# New England Beekeeping Supplies, Inc.



## chrissv (Oct 12, 2008)

I am a first year beekeeper in central MA, and bought my hive kit back in November from Rick at New England Bees. He was very helpful, and I found out later, the price of his hive setup was very reasonable (given that it is all assembled, and given what you'd pay shipping from mail-order places). His operation is in Tyngsboro, MA, which is a fur piece from where I live (but only an hour from where I work). But that isn't his fault! 

I also ordered my marked queen package from him. He takes a big truck down to Rossman Apiaries twice each spring to pick up the bees. Then it is a straight through no-stops drive back to MA where people are waiting the next day to pick up the packages. They are wonderful bees - very gentle, etc. and I felt they were treated well during the trip (little trauma, etc.)

I just bought a 2nd hive kit from Rick yesterday, and it is the same high quality. Good joints, etc. He is also very helpful and answered a lot of my questions and listened to me as I was excited about all the things that a newbee goes through (that I'm sure he has heard lots of times!). He responds well to e-mail questions (but better on the phone).

I would heartily recommend him to anyone.

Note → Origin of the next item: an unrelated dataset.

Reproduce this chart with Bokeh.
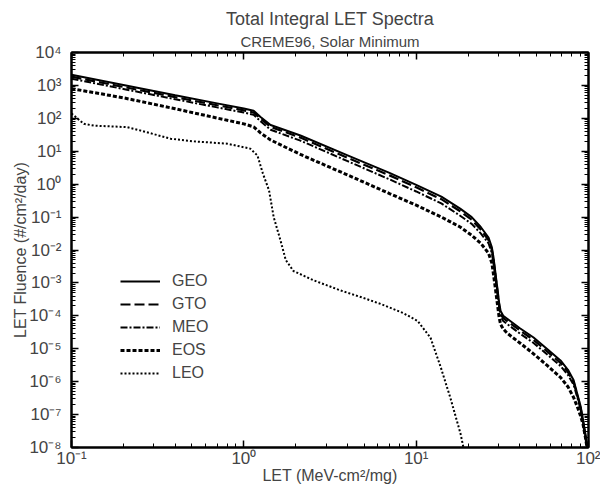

New England Beekeeping Supplies, Inc.
http://www.nebees.com


-- Steven
http://stevensbees.blogspot.com


----------



## Noelle (Apr 26, 2009)

Hi,

I also highly recommend New England Beekeeping. Rick taught my bee school with some other very knowlegable and helpful folks. His set up is awesome. He can even extract frames for you if you need it. Of the three packages I got this spring, the one from him is the only productive one so far.

Great guy, great company.

check them out.

nebees.com


----------



## aaronf30 (Feb 5, 2010)

I also use Rick for supplies, bees and advice. Highly Recommend


----------



## toekneepea (Jul 7, 2010)

I've also used Rick for supplies, bees, and advice. He's very active in the Middlesex County Beekeeper's Association.

Highly recommended.

Tony P.


----------